At our September meeting, we strongly reproached the student, and then I moved the student to a different faculty adviser. The original adviser wanted to stay on the committee, since that person has a strong investment in the outcome of the project. The student recently turned in the thesis to the new adviser, and used the Discussion section to passively-aggressively and arrogantly attack the original adviser's behavior on the project, veiling the attack as an analysis of what went wrong in the collaborative process. This catalyzed more meetings (without student this time), which resulted in our telling the student that if this behavior did not stop, we would not pass the thesis through the program and would initiate academic probation proceedings; the student backed down and revised the thesis to eliminate the veiled aggression.

In retrospect, you were all right; I should have put the student on academic probation back in September. Although I supported and continue to strongly support the original faculty adviser, I don't think I came down hard enough on the student at the outset. I learned a lesson, and will handle students like these differently in the future.

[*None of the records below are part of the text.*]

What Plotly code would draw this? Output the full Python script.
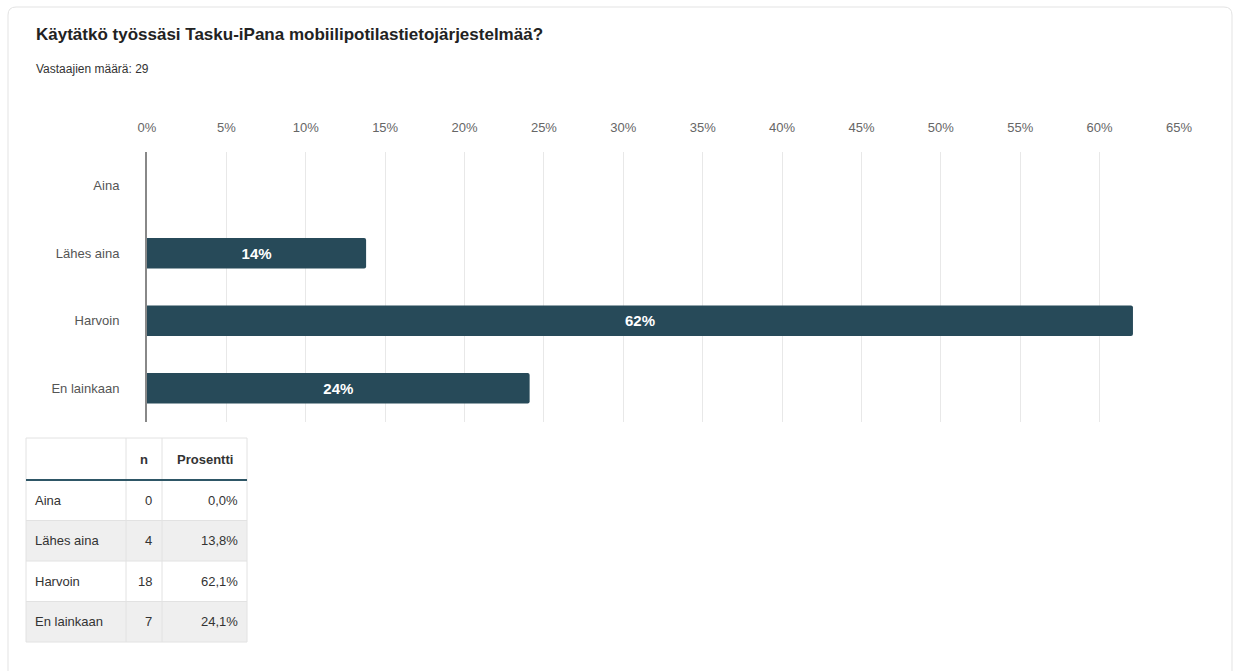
import plotly.graph_objects as go

categories = ["Aina", "Lähes aina", "Harvoin", "En lainkaan"]
counts = [0, 4, 18, 7]
percents = [0.0, 13.8, 62.1, 24.1]
x_ticks = [0, 5, 10, 15, 20, 25, 30, 35, 40, 45, 50, 55, 60, 65]
table_headers = ["", "n", "Prosentti"]
title_text = "Käytätkö työssäsi Tasku-iPana mobiilipotilastietojärjestelmää?"
subtitle_text = "Vastaajien määrä: 29"

W, H = 1233, 671
FONT = "Liberation Sans, Arial, sans-serif"
BAR = "#274a59"


def px_x(p):
    return p / W


def px_y(p):
    return 1 - p / H


bar_text = [f"{round(v)}%" if v > 0 else "" for v in percents]

fig = go.Figure()
fig.add_trace(go.Bar(
    x=percents, y=categories, orientation="h",
    marker=dict(color=BAR, line=dict(width=0), cornerradius=2),
    text=bar_text, textposition="inside", insidetextanchor="middle",
    textfont=dict(family=FONT, size=15, color="white", weight="bold"),
    hoverinfo="skip", width=0.45,
))

shapes = []
annotations = []

# card border
rx, ry = 8 / W, 8 / H
x0, x1 = px_x(8), px_x(1232)
y0, y1 = px_y(7), px_y(690)
path = (f"M {x0+rx},{y0} L {x1-rx},{y0} Q {x1},{y0} {x1},{y0-ry} "
        f"L {x1},{y1} L {x0},{y1} L {x0},{y0-ry} Q {x0},{y0} {x0+rx},{y0} Z")
shapes.append(dict(type="path", path=path, xref="paper", yref="paper",
                   line=dict(color="#e3e3e3", width=1), layer="below"))

# table built from the data lists
col_edges = [26, 126, 162, 247]
header_top, header_bot = 438, 480
row_h = 40.5
grid_col = "#e2e2e2"
n_rows = len(categories)
table_bottom = header_bot + row_h * n_rows

for i in range(n_rows):
    top = header_bot + row_h * i
    fill = "white" if i % 2 == 0 else "#efefef"
    shapes.append(dict(type="rect", xref="paper", yref="paper",
                       x0=px_x(col_edges[0]), x1=px_x(col_edges[-1]),
                       y0=px_y(top), y1=px_y(top + row_h),
                       fillcolor=fill, line=dict(width=0), layer="below"))
for yy in [header_top] + [header_bot + row_h * i for i in range(1, n_rows + 1)]:
    shapes.append(dict(type="line", xref="paper", yref="paper",
                       x0=px_x(col_edges[0]), x1=px_x(col_edges[-1]),
                       y0=px_y(yy), y1=px_y(yy),
                       line=dict(color=grid_col, width=1)))
for xx in col_edges:
    shapes.append(dict(type="line", xref="paper", yref="paper",
                       x0=px_x(xx), x1=px_x(xx),
                       y0=px_y(header_top), y1=px_y(table_bottom),
                       line=dict(color=grid_col, width=1)))
shapes.append(dict(type="line", xref="paper", yref="paper",
                   x0=px_x(col_edges[0]), x1=px_x(col_edges[-1]),
                   y0=px_y(header_bot), y1=px_y(header_bot),
                   line=dict(color="#2e5666", width=2)))

cell_font = dict(family=FONT, size=13, color="#333333")
for j, h in enumerate(table_headers):
    if h:
        annotations.append(dict(
            text=f"<b>{h}</b>", xref="paper", yref="paper",
            x=px_x((col_edges[j] + col_edges[j + 1]) / 2),
            y=px_y((header_top + header_bot) / 2),
            xanchor="center", yanchor="middle", showarrow=False, font=cell_font))

pct_strings = [f"{v:.1f}".replace(".", ",") + "%" for v in percents]
for i in range(n_rows):
    yc = px_y(header_bot + row_h * i + row_h / 2)
    annotations.append(dict(text=categories[i], xref="paper", yref="paper",
                            x=px_x(col_edges[0] + 7), y=yc, xanchor="left",
                            yanchor="middle", showarrow=False, font=cell_font))
    annotations.append(dict(text=str(counts[i]), xref="paper", yref="paper",
                            x=px_x(col_edges[2] - 8), y=yc, xanchor="right",
                            yanchor="middle", showarrow=False, font=cell_font))
    annotations.append(dict(text=pct_strings[i], xref="paper", yref="paper",
                            x=px_x(col_edges[3] - 7), y=yc, xanchor="right",
                            yanchor="middle", showarrow=False, font=cell_font))

annotations.append(dict(text=f"<b>{title_text}</b>", x=px_x(34), y=px_y(34),
                        xref="paper", yref="paper", xanchor="left", yanchor="middle",
                        showarrow=False,
                        font=dict(family=FONT, size=17, color="#222222")))
annotations.append(dict(text=subtitle_text, x=px_x(34), y=px_y(69),
                        xref="paper", yref="paper", xanchor="left", yanchor="middle",
                        showarrow=False,
                        font=dict(family=FONT, size=12, color="#333333")))

fig.update_layout(
    template="none",
    width=W, height=H, autosize=False,
    margin=dict(l=0, r=0, t=0, b=0, pad=0),
    paper_bgcolor="white", plot_bgcolor="rgba(0,0,0,0)",
    showlegend=False,
    font=dict(family=FONT),
    xaxis=dict(
        domain=[px_x(147), px_x(1179)],
        range=[0, 65], side="top", automargin=False,
        tickmode="array", tickvals=x_ticks,
        ticktext=[f"{t}%" for t in x_ticks],
        tickfont=dict(family=FONT, size=13, color="#666666"),
        showgrid=True, gridcolor="#e8e8e8", gridwidth=1,
        zeroline=False, showline=False, ticks="",
        ticklabelstandoff=16, fixedrange=True,
    ),
    yaxis=dict(
        domain=[px_y(422), px_y(152)],
        range=[3.5, -0.5], automargin=False,
        tickfont=dict(family=FONT, size=13, color="#555555"),
        showgrid=False, zeroline=False,
        showline=True, linecolor="#888888", linewidth=2,
        ticks="", ticklabelstandoff=23, fixedrange=True,
    ),
    shapes=shapes,
    annotations=annotations,
)

post = ("document.documentElement.style.margin='0';"
        "document.body.style.margin='0';"
        "document.body.style.padding='0';"
        "document.body.style.overflow='hidden';"
        "document.documentElement.style.overflow='hidden';")

fig.write_html("out.html", config={"responsive": False, "displayModeBar": False},
               post_script=post)
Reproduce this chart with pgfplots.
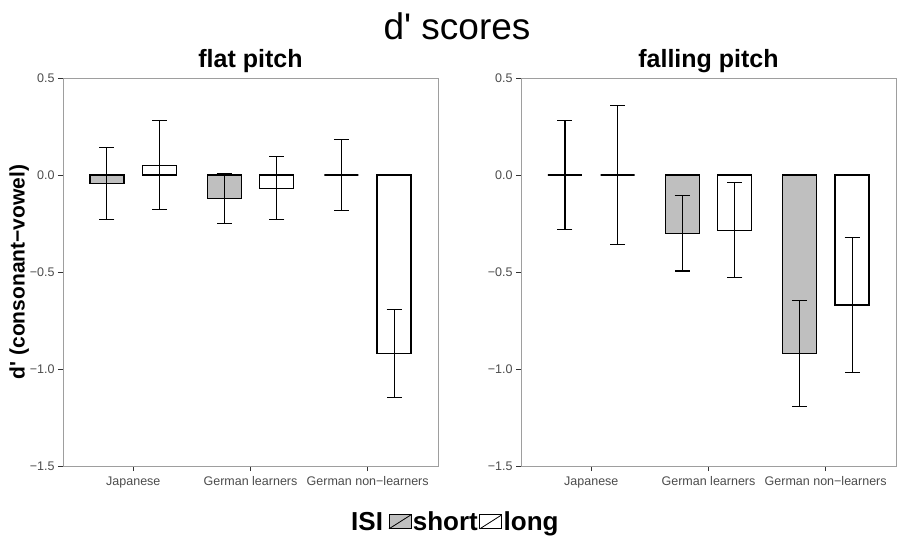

Yep, if a similar situation arises, I would tell the student either do everything necessary to get back into the good graces of his original advisor (and be damn glad original advisor was still willing to work with him) or they would be out of the program. I think allowing the student to go to the backup advisor was interpreted by him as a sign of weakness, which is why he felt free to include the obnoxious discussion part of the thesis.

Every grad student is going to be clueless (though this dude appears pathological), but if the initial set of prods doesn't work, then it should be come-to-Jesus time.